:: Raw records

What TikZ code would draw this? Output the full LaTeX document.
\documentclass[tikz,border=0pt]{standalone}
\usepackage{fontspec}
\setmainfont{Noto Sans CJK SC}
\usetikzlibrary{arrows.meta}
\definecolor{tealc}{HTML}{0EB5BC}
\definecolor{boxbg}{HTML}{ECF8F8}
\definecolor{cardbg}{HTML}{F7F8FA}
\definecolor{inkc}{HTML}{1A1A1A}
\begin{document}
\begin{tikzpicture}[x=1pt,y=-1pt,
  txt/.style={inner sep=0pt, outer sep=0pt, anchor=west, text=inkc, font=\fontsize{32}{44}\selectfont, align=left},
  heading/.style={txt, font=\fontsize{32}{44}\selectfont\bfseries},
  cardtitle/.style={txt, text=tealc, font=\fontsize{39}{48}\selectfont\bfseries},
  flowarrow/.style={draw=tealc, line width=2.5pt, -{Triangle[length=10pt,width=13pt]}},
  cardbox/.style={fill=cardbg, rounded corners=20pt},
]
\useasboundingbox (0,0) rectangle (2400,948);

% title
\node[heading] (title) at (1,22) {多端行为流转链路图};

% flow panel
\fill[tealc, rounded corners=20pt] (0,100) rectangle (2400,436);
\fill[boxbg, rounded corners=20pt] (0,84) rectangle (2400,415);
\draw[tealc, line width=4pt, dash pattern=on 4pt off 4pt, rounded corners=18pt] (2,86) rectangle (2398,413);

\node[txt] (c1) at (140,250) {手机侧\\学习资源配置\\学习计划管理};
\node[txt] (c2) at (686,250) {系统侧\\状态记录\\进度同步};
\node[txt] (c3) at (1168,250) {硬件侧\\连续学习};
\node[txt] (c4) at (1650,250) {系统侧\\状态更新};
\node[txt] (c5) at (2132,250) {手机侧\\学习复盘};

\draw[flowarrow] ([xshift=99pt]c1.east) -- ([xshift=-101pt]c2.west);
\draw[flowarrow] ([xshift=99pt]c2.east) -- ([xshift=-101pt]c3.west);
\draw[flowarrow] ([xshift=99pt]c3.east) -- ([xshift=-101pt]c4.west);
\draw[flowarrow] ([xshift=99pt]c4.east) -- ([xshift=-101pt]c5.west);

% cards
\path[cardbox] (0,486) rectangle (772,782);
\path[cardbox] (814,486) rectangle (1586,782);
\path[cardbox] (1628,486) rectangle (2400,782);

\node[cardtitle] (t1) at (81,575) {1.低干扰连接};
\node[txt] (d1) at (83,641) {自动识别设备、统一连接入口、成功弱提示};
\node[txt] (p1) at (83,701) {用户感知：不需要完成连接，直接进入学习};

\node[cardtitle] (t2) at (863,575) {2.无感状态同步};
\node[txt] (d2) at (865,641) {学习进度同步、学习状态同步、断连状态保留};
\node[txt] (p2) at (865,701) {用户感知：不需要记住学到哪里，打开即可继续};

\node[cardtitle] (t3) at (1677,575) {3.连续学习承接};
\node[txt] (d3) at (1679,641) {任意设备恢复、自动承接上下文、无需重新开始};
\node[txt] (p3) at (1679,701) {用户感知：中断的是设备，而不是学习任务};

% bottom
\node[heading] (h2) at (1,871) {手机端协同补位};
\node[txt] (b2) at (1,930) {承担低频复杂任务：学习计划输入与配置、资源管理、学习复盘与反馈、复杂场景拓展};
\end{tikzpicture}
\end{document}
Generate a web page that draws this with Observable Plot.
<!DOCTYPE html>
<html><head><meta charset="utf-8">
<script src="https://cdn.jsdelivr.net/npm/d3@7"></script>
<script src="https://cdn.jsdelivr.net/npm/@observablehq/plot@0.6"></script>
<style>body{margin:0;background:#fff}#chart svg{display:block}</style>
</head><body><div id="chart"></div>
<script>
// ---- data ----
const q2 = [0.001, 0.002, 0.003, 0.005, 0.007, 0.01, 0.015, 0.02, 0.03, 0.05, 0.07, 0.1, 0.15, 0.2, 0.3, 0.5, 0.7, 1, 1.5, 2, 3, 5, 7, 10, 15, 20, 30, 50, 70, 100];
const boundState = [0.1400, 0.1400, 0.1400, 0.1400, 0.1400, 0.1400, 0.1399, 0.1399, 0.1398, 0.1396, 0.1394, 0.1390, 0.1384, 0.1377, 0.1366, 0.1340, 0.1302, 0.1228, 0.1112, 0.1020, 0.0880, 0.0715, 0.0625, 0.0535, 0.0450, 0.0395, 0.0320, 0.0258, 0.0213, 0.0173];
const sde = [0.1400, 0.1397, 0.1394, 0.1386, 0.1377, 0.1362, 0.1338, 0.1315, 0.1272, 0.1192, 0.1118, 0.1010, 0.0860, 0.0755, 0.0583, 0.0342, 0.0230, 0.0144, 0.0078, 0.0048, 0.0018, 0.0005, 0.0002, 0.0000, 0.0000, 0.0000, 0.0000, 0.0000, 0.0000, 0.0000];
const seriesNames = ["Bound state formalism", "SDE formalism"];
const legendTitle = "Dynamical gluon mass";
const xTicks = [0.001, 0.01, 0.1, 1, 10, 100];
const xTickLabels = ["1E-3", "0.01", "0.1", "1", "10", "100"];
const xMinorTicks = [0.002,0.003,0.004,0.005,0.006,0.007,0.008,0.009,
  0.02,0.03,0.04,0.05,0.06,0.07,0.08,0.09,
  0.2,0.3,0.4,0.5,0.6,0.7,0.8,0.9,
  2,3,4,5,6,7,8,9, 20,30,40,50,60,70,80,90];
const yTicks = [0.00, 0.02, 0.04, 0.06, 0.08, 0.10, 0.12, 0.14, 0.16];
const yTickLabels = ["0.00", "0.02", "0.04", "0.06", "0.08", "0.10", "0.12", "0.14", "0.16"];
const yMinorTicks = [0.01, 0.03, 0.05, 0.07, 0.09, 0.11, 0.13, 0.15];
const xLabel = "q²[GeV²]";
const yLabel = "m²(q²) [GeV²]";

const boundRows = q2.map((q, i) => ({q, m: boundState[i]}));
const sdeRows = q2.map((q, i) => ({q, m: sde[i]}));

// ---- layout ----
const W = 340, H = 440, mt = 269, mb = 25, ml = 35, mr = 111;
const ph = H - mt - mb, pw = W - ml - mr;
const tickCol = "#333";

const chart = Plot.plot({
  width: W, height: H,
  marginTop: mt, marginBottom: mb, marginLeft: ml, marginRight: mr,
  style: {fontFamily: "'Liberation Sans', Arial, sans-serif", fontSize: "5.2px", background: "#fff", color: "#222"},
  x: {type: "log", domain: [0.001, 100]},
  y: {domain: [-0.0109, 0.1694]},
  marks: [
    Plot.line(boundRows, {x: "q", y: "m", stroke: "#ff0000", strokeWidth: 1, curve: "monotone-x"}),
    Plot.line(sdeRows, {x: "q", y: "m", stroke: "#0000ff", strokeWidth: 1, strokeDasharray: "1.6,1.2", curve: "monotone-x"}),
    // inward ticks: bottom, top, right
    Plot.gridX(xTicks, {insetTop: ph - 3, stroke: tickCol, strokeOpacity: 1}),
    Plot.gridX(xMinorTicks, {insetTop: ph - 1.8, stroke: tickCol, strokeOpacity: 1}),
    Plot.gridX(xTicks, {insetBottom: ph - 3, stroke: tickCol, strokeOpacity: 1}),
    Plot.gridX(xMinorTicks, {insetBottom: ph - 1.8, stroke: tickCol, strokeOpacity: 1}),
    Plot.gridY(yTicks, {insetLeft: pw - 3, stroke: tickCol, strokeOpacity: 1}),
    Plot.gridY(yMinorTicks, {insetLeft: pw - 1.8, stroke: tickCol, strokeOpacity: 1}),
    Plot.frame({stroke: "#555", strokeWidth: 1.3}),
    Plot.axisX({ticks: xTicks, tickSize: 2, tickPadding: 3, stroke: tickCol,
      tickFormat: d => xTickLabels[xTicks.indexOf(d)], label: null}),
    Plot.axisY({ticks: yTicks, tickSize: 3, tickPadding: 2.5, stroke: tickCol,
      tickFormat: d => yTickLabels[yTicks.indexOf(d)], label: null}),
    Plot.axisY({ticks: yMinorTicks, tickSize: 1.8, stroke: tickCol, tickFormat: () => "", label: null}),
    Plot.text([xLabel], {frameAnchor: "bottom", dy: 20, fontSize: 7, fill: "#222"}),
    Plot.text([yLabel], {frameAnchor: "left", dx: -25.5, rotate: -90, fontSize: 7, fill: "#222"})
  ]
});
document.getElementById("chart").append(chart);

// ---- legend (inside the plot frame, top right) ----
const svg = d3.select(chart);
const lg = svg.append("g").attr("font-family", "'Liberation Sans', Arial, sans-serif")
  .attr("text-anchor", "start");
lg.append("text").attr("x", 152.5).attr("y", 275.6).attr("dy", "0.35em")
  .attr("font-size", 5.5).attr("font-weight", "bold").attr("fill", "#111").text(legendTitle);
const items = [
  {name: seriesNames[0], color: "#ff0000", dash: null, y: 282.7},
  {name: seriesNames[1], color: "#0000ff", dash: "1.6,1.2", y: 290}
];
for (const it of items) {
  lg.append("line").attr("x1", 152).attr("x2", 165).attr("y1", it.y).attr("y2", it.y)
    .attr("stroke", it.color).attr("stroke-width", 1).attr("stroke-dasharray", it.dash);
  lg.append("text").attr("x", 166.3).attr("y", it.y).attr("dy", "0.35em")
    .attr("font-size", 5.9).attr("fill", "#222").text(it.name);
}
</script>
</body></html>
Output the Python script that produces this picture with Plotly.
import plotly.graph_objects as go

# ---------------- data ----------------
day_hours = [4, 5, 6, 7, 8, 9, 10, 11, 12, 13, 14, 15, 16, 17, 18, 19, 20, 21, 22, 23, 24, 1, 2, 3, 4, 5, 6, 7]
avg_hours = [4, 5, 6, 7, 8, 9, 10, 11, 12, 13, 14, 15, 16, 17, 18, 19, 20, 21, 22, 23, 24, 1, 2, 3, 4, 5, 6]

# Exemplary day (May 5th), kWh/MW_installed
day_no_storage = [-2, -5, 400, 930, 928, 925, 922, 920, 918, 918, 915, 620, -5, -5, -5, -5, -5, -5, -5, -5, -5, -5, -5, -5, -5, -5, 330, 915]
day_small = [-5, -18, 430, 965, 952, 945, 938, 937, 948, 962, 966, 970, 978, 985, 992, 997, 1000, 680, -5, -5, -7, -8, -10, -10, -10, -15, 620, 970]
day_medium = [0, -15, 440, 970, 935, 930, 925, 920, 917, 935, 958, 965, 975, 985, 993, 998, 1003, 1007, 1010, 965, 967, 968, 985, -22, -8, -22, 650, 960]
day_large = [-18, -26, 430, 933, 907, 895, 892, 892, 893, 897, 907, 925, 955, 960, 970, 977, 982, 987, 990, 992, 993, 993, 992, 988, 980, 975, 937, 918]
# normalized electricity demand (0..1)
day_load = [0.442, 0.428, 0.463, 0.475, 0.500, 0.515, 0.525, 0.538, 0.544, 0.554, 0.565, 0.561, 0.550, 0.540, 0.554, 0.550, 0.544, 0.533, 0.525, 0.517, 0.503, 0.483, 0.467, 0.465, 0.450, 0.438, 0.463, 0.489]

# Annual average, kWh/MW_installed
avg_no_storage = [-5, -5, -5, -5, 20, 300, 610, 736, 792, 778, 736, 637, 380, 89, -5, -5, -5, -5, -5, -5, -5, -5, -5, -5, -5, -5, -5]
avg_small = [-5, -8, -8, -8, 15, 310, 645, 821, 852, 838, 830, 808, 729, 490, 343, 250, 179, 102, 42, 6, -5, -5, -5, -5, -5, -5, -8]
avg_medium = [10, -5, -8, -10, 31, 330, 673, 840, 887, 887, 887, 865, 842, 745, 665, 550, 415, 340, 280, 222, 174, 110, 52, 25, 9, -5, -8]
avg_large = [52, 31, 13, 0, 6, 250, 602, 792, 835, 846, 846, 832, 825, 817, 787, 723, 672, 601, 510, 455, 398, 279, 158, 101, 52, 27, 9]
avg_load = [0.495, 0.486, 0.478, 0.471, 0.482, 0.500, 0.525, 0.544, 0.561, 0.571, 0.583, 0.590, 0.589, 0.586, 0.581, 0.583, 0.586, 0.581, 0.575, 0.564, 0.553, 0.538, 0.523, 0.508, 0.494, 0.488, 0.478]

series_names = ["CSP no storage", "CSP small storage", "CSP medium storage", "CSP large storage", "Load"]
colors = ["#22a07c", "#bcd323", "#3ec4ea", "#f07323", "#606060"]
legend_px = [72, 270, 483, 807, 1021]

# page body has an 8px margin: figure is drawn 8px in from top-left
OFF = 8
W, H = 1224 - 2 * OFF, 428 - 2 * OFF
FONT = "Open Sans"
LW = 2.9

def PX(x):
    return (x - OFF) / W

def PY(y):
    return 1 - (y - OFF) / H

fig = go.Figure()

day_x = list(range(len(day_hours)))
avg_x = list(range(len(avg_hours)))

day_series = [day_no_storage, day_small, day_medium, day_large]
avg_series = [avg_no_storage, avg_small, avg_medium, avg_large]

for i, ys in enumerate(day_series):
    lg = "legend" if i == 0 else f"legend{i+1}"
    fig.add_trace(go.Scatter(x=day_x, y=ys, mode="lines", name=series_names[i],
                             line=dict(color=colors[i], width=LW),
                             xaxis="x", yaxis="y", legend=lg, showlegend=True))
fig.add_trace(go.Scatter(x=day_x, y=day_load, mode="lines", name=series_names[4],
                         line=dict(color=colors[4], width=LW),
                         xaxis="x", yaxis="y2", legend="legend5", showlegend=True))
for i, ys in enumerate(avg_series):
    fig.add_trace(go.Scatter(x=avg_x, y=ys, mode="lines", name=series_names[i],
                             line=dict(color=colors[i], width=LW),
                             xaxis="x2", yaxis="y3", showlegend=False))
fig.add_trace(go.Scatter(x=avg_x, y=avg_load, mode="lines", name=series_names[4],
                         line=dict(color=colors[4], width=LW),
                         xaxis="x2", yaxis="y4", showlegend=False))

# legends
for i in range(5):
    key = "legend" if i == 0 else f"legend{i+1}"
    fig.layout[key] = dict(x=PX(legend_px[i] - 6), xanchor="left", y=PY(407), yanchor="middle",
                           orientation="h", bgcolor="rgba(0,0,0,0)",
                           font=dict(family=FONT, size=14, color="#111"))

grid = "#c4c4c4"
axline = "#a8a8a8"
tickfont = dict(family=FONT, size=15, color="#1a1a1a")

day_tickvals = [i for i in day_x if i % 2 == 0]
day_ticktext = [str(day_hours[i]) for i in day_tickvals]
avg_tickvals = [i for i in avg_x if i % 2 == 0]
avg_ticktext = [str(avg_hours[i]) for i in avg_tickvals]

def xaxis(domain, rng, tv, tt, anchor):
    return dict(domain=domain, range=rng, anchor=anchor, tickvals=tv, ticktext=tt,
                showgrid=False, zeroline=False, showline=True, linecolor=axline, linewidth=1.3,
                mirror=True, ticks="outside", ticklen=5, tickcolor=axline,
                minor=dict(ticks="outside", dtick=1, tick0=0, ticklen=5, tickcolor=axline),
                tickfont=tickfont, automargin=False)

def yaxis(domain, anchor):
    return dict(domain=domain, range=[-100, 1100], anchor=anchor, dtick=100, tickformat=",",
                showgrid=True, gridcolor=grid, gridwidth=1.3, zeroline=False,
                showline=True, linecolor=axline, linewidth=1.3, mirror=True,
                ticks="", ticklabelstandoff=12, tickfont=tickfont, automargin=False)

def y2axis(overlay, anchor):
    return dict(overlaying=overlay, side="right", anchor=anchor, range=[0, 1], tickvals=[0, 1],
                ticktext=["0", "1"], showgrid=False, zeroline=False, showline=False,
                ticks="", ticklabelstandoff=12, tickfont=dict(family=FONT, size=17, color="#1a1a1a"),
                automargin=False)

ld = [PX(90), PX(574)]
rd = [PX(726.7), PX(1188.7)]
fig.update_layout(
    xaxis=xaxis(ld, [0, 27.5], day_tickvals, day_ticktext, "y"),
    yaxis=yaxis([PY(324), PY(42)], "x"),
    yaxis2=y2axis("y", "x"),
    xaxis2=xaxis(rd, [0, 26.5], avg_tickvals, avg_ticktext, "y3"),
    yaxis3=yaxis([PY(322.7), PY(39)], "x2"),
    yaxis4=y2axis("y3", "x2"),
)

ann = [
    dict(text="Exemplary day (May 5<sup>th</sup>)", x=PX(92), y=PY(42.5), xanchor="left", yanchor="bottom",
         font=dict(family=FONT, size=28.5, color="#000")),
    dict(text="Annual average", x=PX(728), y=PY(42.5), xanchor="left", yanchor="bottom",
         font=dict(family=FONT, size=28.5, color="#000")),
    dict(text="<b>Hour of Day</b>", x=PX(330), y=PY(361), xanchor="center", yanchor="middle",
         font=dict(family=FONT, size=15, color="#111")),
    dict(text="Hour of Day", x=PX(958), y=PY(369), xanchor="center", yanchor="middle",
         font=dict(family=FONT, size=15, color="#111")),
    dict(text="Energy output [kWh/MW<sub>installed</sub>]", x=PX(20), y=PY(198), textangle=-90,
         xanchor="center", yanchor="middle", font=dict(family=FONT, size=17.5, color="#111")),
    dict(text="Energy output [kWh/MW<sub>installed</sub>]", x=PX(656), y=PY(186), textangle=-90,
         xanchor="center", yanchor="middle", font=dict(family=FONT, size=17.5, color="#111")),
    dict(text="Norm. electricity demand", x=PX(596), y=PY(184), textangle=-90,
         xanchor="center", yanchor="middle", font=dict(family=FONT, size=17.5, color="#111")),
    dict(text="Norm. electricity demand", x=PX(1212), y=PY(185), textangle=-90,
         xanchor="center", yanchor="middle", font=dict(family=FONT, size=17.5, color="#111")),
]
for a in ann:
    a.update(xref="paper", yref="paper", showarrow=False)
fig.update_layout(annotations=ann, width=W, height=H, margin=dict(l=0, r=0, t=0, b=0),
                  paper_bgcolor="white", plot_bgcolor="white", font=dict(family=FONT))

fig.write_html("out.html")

::::

- **Given exercise**
Retype exactly, and only, the lines from the one containing "Output the Python" through the one containing "2, 3, 4, 5, 6]", both included.

- **Solution to this problem**
Output the Python script that produces this picture with Plotly.
import plotly.graph_objects as go

# ---------------- data ----------------
day_hours = [4, 5, 6, 7, 8, 9, 10, 11, 12, 13, 14, 15, 16, 17, 18, 19, 20, 21, 22, 23, 24, 1, 2, 3, 4, 5, 6, 7]
avg_hours = [4, 5, 6, 7, 8, 9, 10, 11, 12, 13, 14, 15, 16, 17, 18, 19, 20, 21, 22, 23, 24, 1, 2, 3, 4, 5, 6]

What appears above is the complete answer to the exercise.